02 September 2008

Exports sharply up, but no let-up in imports too

Exports sharply up, but no let-up in

India's exports accelerated to 31.2% in July and to almost 25% during the April-July 2008 period over their respective levels a year ago.
But, imports too maintained their unstoppable momentum, with a year-on-year surge of 48% during the latest month and by over 34% during the first four months of 2008-09.

In the event, trade deficit for July zoomed to $10,798 million from $5,879 million during the same month of the last fiscal; for the four-month period, the trade gap widened to $41,227 million from the preceding year's $27,352 million.

The export effort was partly facilitated by the depreciation of the Indian rupee vis-à-vis the dollar.
This provided an incentive to exporters whose realisation in our currency would thus go up.
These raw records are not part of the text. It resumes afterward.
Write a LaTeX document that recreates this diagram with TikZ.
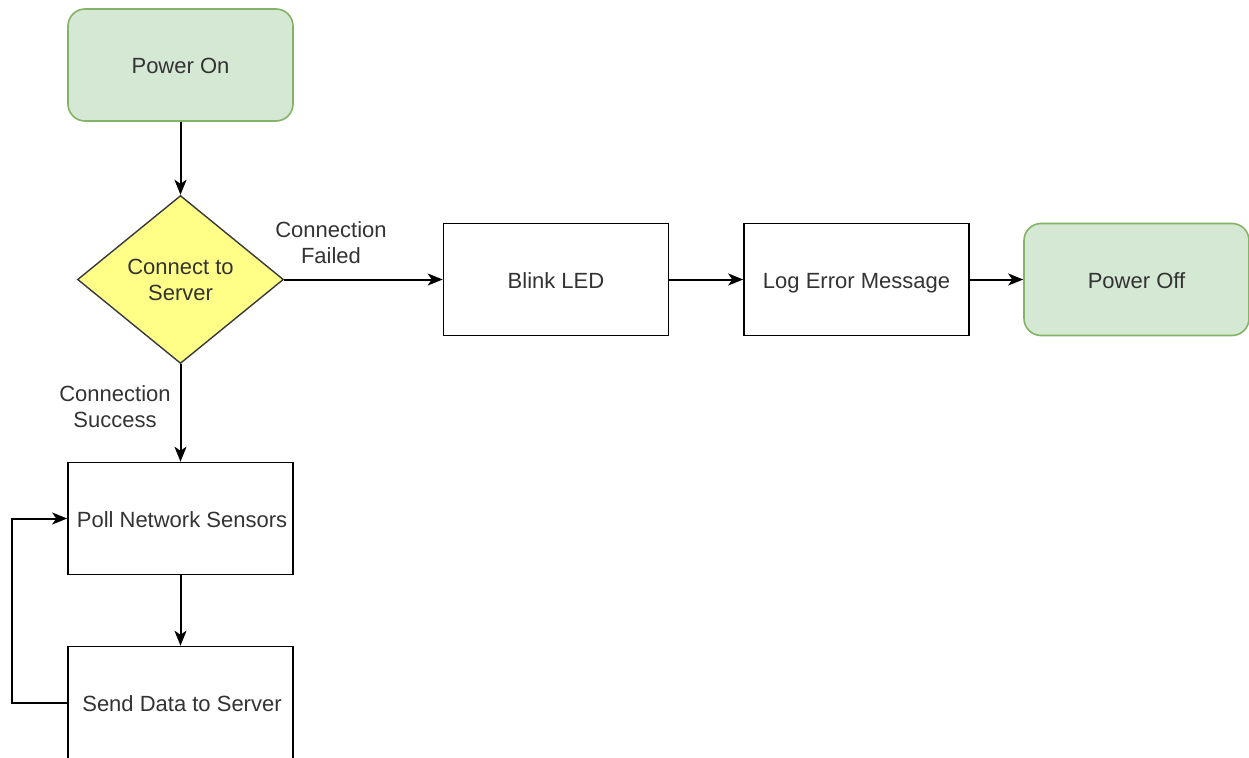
\documentclass[tikz,border=0pt]{standalone}
\usepackage{fontspec}
\setmainfont{Liberation Sans}
\usetikzlibrary{shapes.geometric,arrows.meta}
\definecolor{termfill}{HTML}{D5E8D4}
\definecolor{termdraw}{HTML}{82B366}
\definecolor{decfill}{HTML}{FFFF88}
\definecolor{decdraw}{HTML}{36393D}
\definecolor{txt}{HTML}{333333}
\begin{document}
\begin{tikzpicture}[x=1pt,y=-1pt,
  every node/.style={font=\fontsize{22}{26}\selectfont, text=txt, inner sep=0pt},
  fixt/.style={text height=18pt, text depth=0pt},
  terminal/.style={fixt, draw=termdraw, fill=termfill, line width=1.6pt, rounded corners=17pt,
    minimum width=225pt, minimum height=112pt},
  process/.style={fixt, draw=black, fill=white, line width=1.6pt, minimum width=225pt, minimum height=112pt},
  decision/.style={diamond, draw=decdraw, fill=decfill, line width=1.4pt,
    minimum width=206pt, minimum height=168pt, align=center},
  conn/.style={draw=black, line width=2pt, -{Stealth[length=15pt,width=12pt,inset=4pt]}},
  lbl/.style={align=center}
]
\useasboundingbox (0,0) rectangle (1249,757);
\node[terminal] (on) at (180.5,65) {Power On};
\node[decision] (dec) at (180.5,279.5) {Connect to\\Server};
\node[process] (blink) at (556,279.5) {Blink LED};
\node[process] (log) at (856.5,279.5) {Log Error Message};
\node[terminal] (off) at (1136.5,279.5) {Power Off};
\node[process] (poll) at (180.5,518.5) {};
\node[fixt] (polltxt) at (182,518.5) {Poll Network Sensors};
\node[process] (send) at (180.5,702.5) {};
\node[fixt] (sendtxt) at (182,702.5) {Send Data to Server};
\node[lbl] (lfail) at (331,243) {Connection\\Failed};
\node[lbl] (lsucc) at (115,407) {Connection\\Success};
\coordinate (loopc) at (12,702.5);

\draw[conn] (on) -- (dec);
\draw[conn] (dec.east) -- (blink.west);
\draw[conn] (blink) -- (log);
\draw[conn] (log) -- (off);
\draw[conn] (dec.south) -- (poll.north);
\draw[conn] (poll) -- (send);
\draw[conn] (send.west) -- (loopc) |- (poll.west);
\end{tikzpicture}
\end{document}
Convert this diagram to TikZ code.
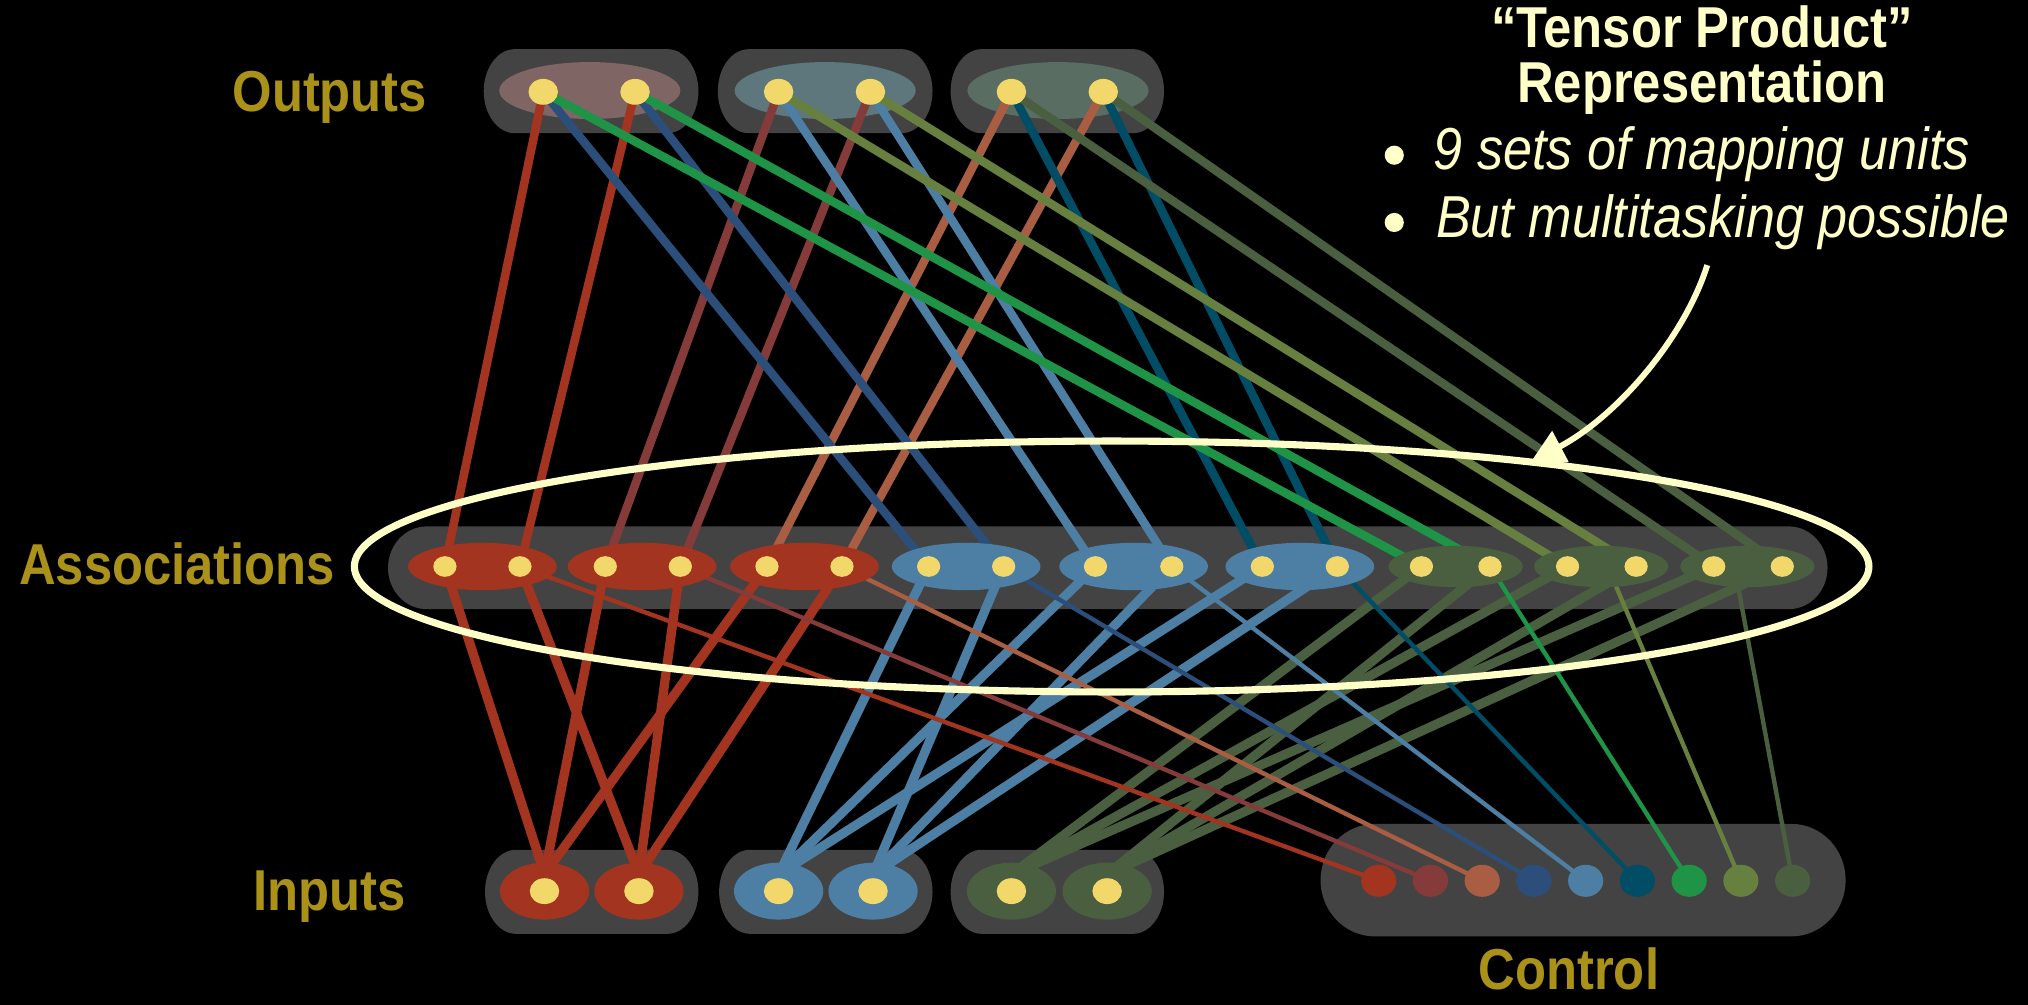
\documentclass[tikz,border=0pt]{standalone}
\usepackage{fontspec}
\setmainfont{Liberation Sans}[FakeStretch=0.88]
\usetikzlibrary{shapes.geometric,arrows.meta,calc}

\definecolor{panel}{HTML}{434343}
\definecolor{gold}{HTML}{AA9119}
\definecolor{cream}{HTML}{FFFFC8}
\definecolor{unitcol}{HTML}{F2D76A}
\definecolor{cRed}{HTML}{A3341F}
\definecolor{cBrown}{HTML}{843B3A}
\definecolor{cTerra}{HTML}{A95E43}
\definecolor{cNavy}{HTML}{2B4F7A}
\definecolor{cSteel}{HTML}{4D7EA3}
\definecolor{cTeal}{HTML}{014D66}
\definecolor{cGreen}{HTML}{1F9446}
\definecolor{cOlive}{HTML}{67803F}
\definecolor{cMoss}{HTML}{4A5E40}
\definecolor{outA}{HTML}{7F6664}
\definecolor{outB}{HTML}{5E777C}
\definecolor{outC}{HTML}{5A6D62}

\pgfdeclarelayer{bg}
\pgfdeclarelayer{wires}
\pgfdeclarelayer{fg}
\pgfsetlayers{bg,wires,main,fg}

% rounded panel with elliptical ends: x0, y0, x1, y1, end radius
\newcommand{\pill}[5]{%
  \fill[panel] (#1+#5,#2) -- (#3-#5,#2)
    arc[start angle=-90,end angle=90,x radius=#5,y radius={(#4-#2)/2}]
    -- (#1+#5,#4)
    arc[start angle=90,end angle=270,x radius=#5,y radius={(#4-#2)/2}]
    -- cycle;}

\begin{document}
\begin{tikzpicture}[x=0.5pt,y=-0.5pt,
  blob/.style={ellipse, inner sep=0pt, outer sep=0pt, draw=none},
  unitdot/.style={blob, fill=unitcol, minimum width=11.4pt, minimum height=10pt},
  adot/.style={blob, fill=unitcol, minimum width=9pt, minimum height=8pt},
  assocW/.style={blob, minimum width=57.5pt, minimum height=18.3pt},
  assocN/.style={blob, minimum width=52pt, minimum height=16pt},
  inblob/.style={blob, minimum width=34.5pt, minimum height=22pt},
  outblob/.style={blob, minimum width=70pt, minimum height=22pt},
  ctrldot/.style={blob, minimum width=13.6pt, minimum height=12.4pt},
  layerlab/.style={text=gold, font=\bfseries\fontsize{22.3}{26}\selectfont, anchor=base, inner sep=0pt},
  wireO/.style={line width=3.3pt},
  wireI/.style={line width=3.6pt},
  wireC/.style={line width=1.7pt},
]

% ---- panels and output group fields
\begin{pgfonlayer}{bg}
  \fill[black] (0,0) rectangle (1568,777);
  \pill{374}{38}{540}{103}{24}
  \pill{555}{38}{721}{103}{24}
  \pill{735}{38}{900}{103}{24}
  \pill{300}{407}{1413}{471}{30}
  \pill{375}{657}{540}{722}{24}
  \pill{556}{657}{721}{722}{24}
  \pill{735}{657}{900}{722}{24}
  \pill{1021}{637}{1427}{724}{42}
  \node[outblob, fill=outA] (OG1) at (456,70) {};
  \node[outblob, fill=outB] (OG2) at (638,70) {};
  \node[outblob, fill=outC] (OG3) at (818,70) {};
\end{pgfonlayer}
\useasboundingbox (0,0) rectangle (1568,777);

% ---- output units
\foreach \og/\xa/\xb in {1/420/491, 2/602/673, 3/782/853} {
  \node[unitdot] (O\og-a) at (\xa,71) {};
  \node[unitdot] (O\og-b) at (\xb,71) {};
}

% ---- input units
\foreach \ig/\xa/\xb/\fc in {1/421/494/cRed, 2/602/675/cSteel, 3/782/856/cMoss} {
  \node[inblob, fill=\fc] (IG\ig-a) at (\xa,689) {};
  \node[inblob, fill=\fc] (IG\ig-b) at (\xb,689) {};
  \node[unitdot] (I\ig-a) at (\xa,689) {};
  \node[unitdot] (I\ig-b) at (\xb,689) {};
  \coordinate (I\ig-a-in) at (\xa,676);
  \coordinate (I\ig-b-in) at (\xb,676);
}

% ---- association units
\foreach \nm/\cx/\fc/\sty/\lx/\rx/\sx in {
    R1/373/cRed/assocW/344/402/402,
    R2/496.5/cRed/assocW/468/526/526,
    R3/622/cRed/assocW/593/651/651,
    B1/747/cSteel/assocW/718/776/776,
    B2/876.5/cSteel/assocW/847/906/906,
    B3/1005/cSteel/assocW/976/1034/1034,
    G1/1125.5/cMoss/assocN/1099/1152/1152,
    G2/1238/cMoss/assocN/1212/1265/1243,
    G3/1351/cMoss/assocN/1325/1378/1341} {
  \node[\sty, fill=\fc] (\nm) at (\cx,438) {};
  \node[adot] (\nm-a) at (\lx,438) {};
  \node[adot] (\nm-b) at (\rx,438) {};
  \coordinate (\nm-s) at (\sx,438);
}

% ---- control units
\foreach \ck/\fc in {1/cRed, 2/cBrown, 3/cTerra, 4/cNavy, 5/cSteel, 6/cTeal, 7/cGreen, 8/cOlive, 9/cMoss} {
  \node[ctrldot, fill=\fc] (C\ck) at ({1026+40*\ck},681) {};
}

% ---- connections
\begin{pgfonlayer}{wires}
  \foreach \nm/\ig/\icol in {R1/1/cRed, R2/1/cRed, R3/1/cRed,
                             B1/2/cSteel, B2/2/cSteel, B3/2/cSteel,
                             G1/3/cMoss, G2/3/cMoss, G3/3/cMoss} {
    \draw[wireI, \icol] (\nm-a.center) -- (I\ig-a-in);
    \draw[wireI, \icol] (\nm-b.center) -- (I\ig-b-in);
  }
  \foreach \nm/\ck/\wc in {R1/1/cRed, R2/2/cBrown, R3/3/cTerra,
                           B1/4/cNavy, B2/5/cSteel, B3/6/cTeal,
                           G1/7/cGreen, G2/8/cOlive, G3/9/cMoss} {
    \draw[wireC, \wc] (\nm-s) -- (C\ck.center);
  }
  \foreach \nm/\og/\wc in {R1/1/cRed, R2/2/cBrown, R3/3/cTerra,
                           B1/1/cNavy, B2/2/cSteel, B3/3/cTeal,
                           G1/1/cGreen, G2/2/cOlive, G3/3/cMoss} {
    \draw[wireO, \wc] (O\og-a.center) -- (\nm-a.center);
    \draw[wireO, \wc] (O\og-b.center) -- (\nm-b.center);
  }
\end{pgfonlayer}

% ---- layer labels
\node[layerlab] (lblOut)   at (255,86)  {Outputs};
\node[layerlab] (lblAssoc) at (137,452) {Associations};
\node[layerlab] (lblIn)    at (255,704) {Inputs};
\node[layerlab] (lblCtrl)  at (1213,765) {Control};

% ---- heading and notes
\node[text=cream, font=\bfseries\fontsize{22.3}{26}\selectfont, anchor=base, inner sep=0pt] (head1) at (1316,37) {“Tensor Product”};
\node[text=cream, font=\bfseries\fontsize{22.3}{26}\selectfont, anchor=base, inner sep=0pt] (head2) at (1316,79) {Representation};
\fill[cream] (1078,120) circle[radius=3.7pt];
\fill[cream] (1078,172) circle[radius=3.7pt];
\node[text=cream, font=\itshape\fontsize{22.9}{27}\selectfont, anchor=base west, inner sep=0pt] (note1) at (1108,131) {9 sets of mapping units};
\node[text=cream, font=\itshape\fontsize{22.9}{27}\selectfont, anchor=base west, inner sep=0pt] (note2) at (1110,184) {But multitasking possible};

% ---- highlighted association layer and pointer
\begin{pgfonlayer}{fg}
  \node[blob, draw=cream, line width=2.75pt, minimum width=585.5pt, minimum height=97pt] (focus) at (859.5,438) {};
  \coordinate (tail) at (1320,205);
  \draw[cream, line width=2.3pt, -{Triangle[length=13pt,width=13pt]}]
    (tail) .. controls (1302,262) and (1250,322) .. (focus.14);
\end{pgfonlayer}
\end{tikzpicture}
\end{document}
Indications are that though the rough weather faced by the American economy has proved to be a dampener in our export performance, this setback has been more than made good by better showing in the Asean, South-east Asian and Latin American markets.
But, with crude prices on the boil for most of the period covered by the foreign trade data, the oil import bill till July 2008 rose by a whopping 54.9% and by a staggering 69.3% in July alone. Translated into simple terms, this means that we must brace for a steep rise in the value of crude imports during the current fiscal, as any softening trend in the months ahead may not adequately compensate the high cost of oil in the first four months.
Compounding the problem posed by high cost of oil imports, the first four months of 2008-09 also saw a strident increase in other imports —- mainly raw materials, capital goods and essential items. Non-oil imports during July were higher by nearly 39% and till July by 25%.
With imports outpacing exports by a sizeable margin, the trade gap remained disconcertingly vast in July 2008 as well as during the first four months.
In other words, there was a further deterioration in the ability of our exports to pay for our imports during this fiscal.
The import-purchasing power of exports fell to 58.9% from 63.5% during the comparable period of 2007-08.
With ample foreign currency assets at our disposal, the imbalance in our external trade ledger may not be a serious problem now but, it does impact on the current account.

But, the trend in exports thus far suggests that we are on course to hit the target of $200 billion set for 2008-09. Already, we have reached $59 billion; since the latter part of the year is usually a period of heightened tempo in the growth of exports, there is even a possibility of surpassing this target.